The problem: Without the pictures, print the lines running from the beginning of the material to the line containing "rmse50x40, rmse100x20, rmse200x10];", both ends included.

Recorded information:
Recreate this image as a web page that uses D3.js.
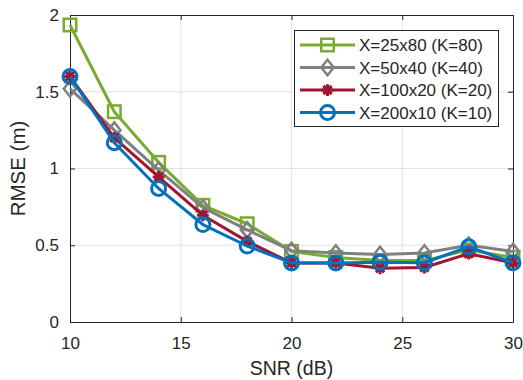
<!DOCTYPE html>
<html>
<head>
<meta charset="utf-8">
<script src="https://cdn.jsdelivr.net/npm/d3@7"></script>
<style>
  html, body { margin: 0; padding: 0; background: #fff; }
  svg { display: block; font-family: "Liberation Sans", Arial, Helvetica, sans-serif; }
</style>
</head>
<body>
<svg id="chart" width="523" height="380"></svg>
<script>
const snr = [10, 12, 14, 16, 18, 20, 22, 24, 26, 28, 30];
const seriesNames = ["X=25x80 (K=80)", "X=50x40 (K=40)", "X=100x20 (K=20)", "X=200x10 (K=10)"];
const rmse25x80  = [1.935, 1.37, 1.04, 0.76, 0.64, 0.46, 0.42, 0.40, 0.40, 0.47, 0.42];
const rmse50x40  = [1.52, 1.25, 0.99, 0.745, 0.60, 0.465, 0.45, 0.44, 0.45, 0.50, 0.46];
const rmse100x20 = [1.60, 1.20, 0.945, 0.695, 0.525, 0.385, 0.385, 0.35, 0.355, 0.445, 0.385];
const rmse200x10 = [1.60, 1.168, 0.87, 0.635, 0.495, 0.385, 0.385, 0.39, 0.386, 0.49, 0.386];
const xTicks = [10, 15, 20, 25, 30];
const yTicks = [0, 0.5, 1, 1.5, 2];
const yTickLabels = ["0", "0.5", "1", "1.5", "2"];
const xLabel = "SNR (dB)";
const yLabel = "RMSE (m)";

const colors = ["#77AC30", "#808080", "#A2142F", "#0072BD"];
const markers = ["square", "diamond", "asterisk", "circle"];
const allValues = [rmse25x80, rmse50x40, rmse100x20, rmse200x10];

const W = 523, H = 380;
const m = { left: 70, right: 10, top: 15, bottom: 58 };
const svg = d3.select("#chart");
const x = d3.scaleLinear().domain([10, 30]).range([m.left, W - m.right]);
const y = d3.scaleLinear().domain([0, 2]).range([H - m.bottom, m.top]);
const axisColor = "#262626";

// grid
const g = svg.append("g");
g.selectAll(".gx").data(xTicks.slice(1, -1)).enter().append("line")
  .attr("x1", d => x(d)).attr("x2", d => x(d)).attr("y1", y(0)).attr("y2", y(2))
  .attr("stroke", "#e3e3e3").attr("stroke-width", 1);
g.selectAll(".gy").data(yTicks.slice(1, -1)).enter().append("line")
  .attr("y1", d => y(d)).attr("y2", d => y(d)).attr("x1", x(10)).attr("x2", x(30))
  .attr("stroke", "#e3e3e3").attr("stroke-width", 1);

// axes
const tickLen = 5;
const axB = svg.append("g").attr("transform", `translate(0,${y(0)})`)
  .call(d3.axisBottom(x).tickValues(xTicks).tickSizeInner(-tickLen).tickSizeOuter(0).tickPadding(15));
const axT = svg.append("g").attr("transform", `translate(0,${y(2)})`)
  .call(d3.axisTop(x).tickValues(xTicks).tickSizeInner(-tickLen).tickSizeOuter(0).tickFormat(""));
const axL = svg.append("g").attr("transform", `translate(${x(10)},0)`)
  .call(d3.axisLeft(y).tickValues(yTicks).tickSizeInner(-tickLen).tickSizeOuter(0).tickPadding(11)
    .tickFormat((d, i) => yTickLabels[i]));
const axR = svg.append("g").attr("transform", `translate(${x(30)},0)`)
  .call(d3.axisRight(y).tickValues(yTicks).tickSizeInner(-tickLen).tickSizeOuter(0).tickFormat(""));
[axB, axT, axL, axR].forEach(a => {
  a.select(".domain").attr("stroke", axisColor).attr("stroke-width", 1);
  a.selectAll(".tick line").attr("stroke", axisColor);
  a.selectAll("text").attr("fill", axisColor).style("font-size", "17px")
    .style("font-family", '"Liberation Sans", Arial, sans-serif');
});
axB.selectAll(".tick text").attr("dy", "0.71em");

// labels
svg.append("text").attr("x", (x(10) + x(30)) / 2).attr("y", 375)
  .attr("text-anchor", "middle").attr("fill", axisColor).style("font-size", "19.5px").text(xLabel);
svg.append("text").attr("transform", `translate(25,${(y(0) + y(2)) / 2}) rotate(-90)`)
  .attr("text-anchor", "middle").attr("fill", axisColor).style("font-size", "20.5px").text(yLabel);

function drawMarker(sel, type, color, cx, cy, s) {
  const sw = 2.5;
  if (type === "square") {
    sel.append("rect").attr("x", cx - s / 2).attr("y", cy - s / 2).attr("width", s).attr("height", s)
      .attr("fill", "none").attr("stroke", color).attr("stroke-width", sw);
  } else if (type === "diamond") {
    const r = s * 0.62;
    sel.append("path").attr("d", `M${cx},${cy - r}L${cx + r * 0.8},${cy}L${cx},${cy + r}L${cx - r * 0.8},${cy}Z`)
      .attr("fill", "none").attr("stroke", color).attr("stroke-width", sw);
  } else if (type === "circle") {
    sel.append("circle").attr("cx", cx).attr("cy", cy).attr("r", s / 2)
      .attr("fill", "none").attr("stroke", color).attr("stroke-width", sw + 0.5);
  } else if (type === "asterisk") {
    const r = s * 0.47;
    const d = r * 0.707;
    sel.append("path").attr("d",
      `M${cx - r},${cy}L${cx + r},${cy}M${cx},${cy - r}L${cx},${cy + r}` +
      `M${cx - d},${cy - d}L${cx + d},${cy + d}M${cx - d},${cy + d}L${cx + d},${cy - d}`)
      .attr("fill", "none").attr("stroke", color).attr("stroke-width", 3);
  }
}

const line = d3.line().x((d, i) => x(snr[i])).y(d => y(d));
const plot = svg.append("g");
allValues.forEach((vals, k) => {
  const sg = plot.append("g");
  sg.append("path").datum(vals).attr("d", line).attr("fill", "none")
    .attr("stroke", colors[k]).attr("stroke-width", 3).attr("stroke-linejoin", "round");
  vals.forEach((v, i) => drawMarker(sg, markers[k], colors[k], x(snr[i]), y(v), markers[k] === "circle" ? 14 : 12.5));
});

// legend
const lg = svg.append("g");
lg.append("rect").attr("x", 294.5).attr("y", 30.5).attr("width", 204).attr("height", 96)
  .attr("fill", "#fff").attr("stroke", axisColor).attr("stroke-width", 1);
seriesNames.forEach((name, k) => {
  const cy = 45 + k * 22.5;
  lg.append("line").attr("x1", 300).attr("x2", 355).attr("y1", cy).attr("y2", cy)
    .attr("stroke", colors[k]).attr("stroke-width", 3);
  drawMarker(lg, markers[k], colors[k], 327.5, cy, markers[k] === "circle" ? 14 : 12.5);
  lg.append("text").attr("x", 359).attr("y", cy).attr("dy", "0.36em").attr("fill", axisColor)
    .style("font-size", "17px").text(name);
});
</script>
</body>
</html>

Written answer:
Recreate this image as a web page that uses D3.js.
<!DOCTYPE html>
<html>
<head>
<meta charset="utf-8">
<script src="https://cdn.jsdelivr.net/npm/d3@7"></script>
<style>
  html, body { margin: 0; padding: 0; background: #fff; }
  svg { display: block; font-family: "Liberation Sans", Arial, Helvetica, sans-serif; }
</style>
</head>
<body>
<svg id="chart" width="523" height="380"></svg>
<script>
const snr = [10, 12, 14, 16, 18, 20, 22, 24, 26, 28, 30];
const seriesNames = ["X=25x80 (K=80)", "X=50x40 (K=40)", "X=100x20 (K=20)", "X=200x10 (K=10)"];
const rmse25x80  = [1.935, 1.37, 1.04, 0.76, 0.64, 0.46, 0.42, 0.40, 0.40, 0.47, 0.42];
const rmse50x40  = [1.52, 1.25, 0.99, 0.745, 0.60, 0.465, 0.45, 0.44, 0.45, 0.50, 0.46];
const rmse100x20 = [1.60, 1.20, 0.945, 0.695, 0.525, 0.385, 0.385, 0.35, 0.355, 0.445, 0.385];
const rmse200x10 = [1.60, 1.168, 0.87, 0.635, 0.495, 0.385, 0.385, 0.39, 0.386, 0.49, 0.386];
const xTicks = [10, 15, 20, 25, 30];
const yTicks = [0, 0.5, 1, 1.5, 2];
const yTickLabels = ["0", "0.5", "1", "1.5", "2"];
const xLabel = "SNR (dB)";
const yLabel = "RMSE (m)";

const colors = ["#77AC30", "#808080", "#A2142F", "#0072BD"];
const markers = ["square", "diamond", "asterisk", "circle"];
const allValues = [rmse25x80, rmse50x40, rmse100x20, rmse200x10];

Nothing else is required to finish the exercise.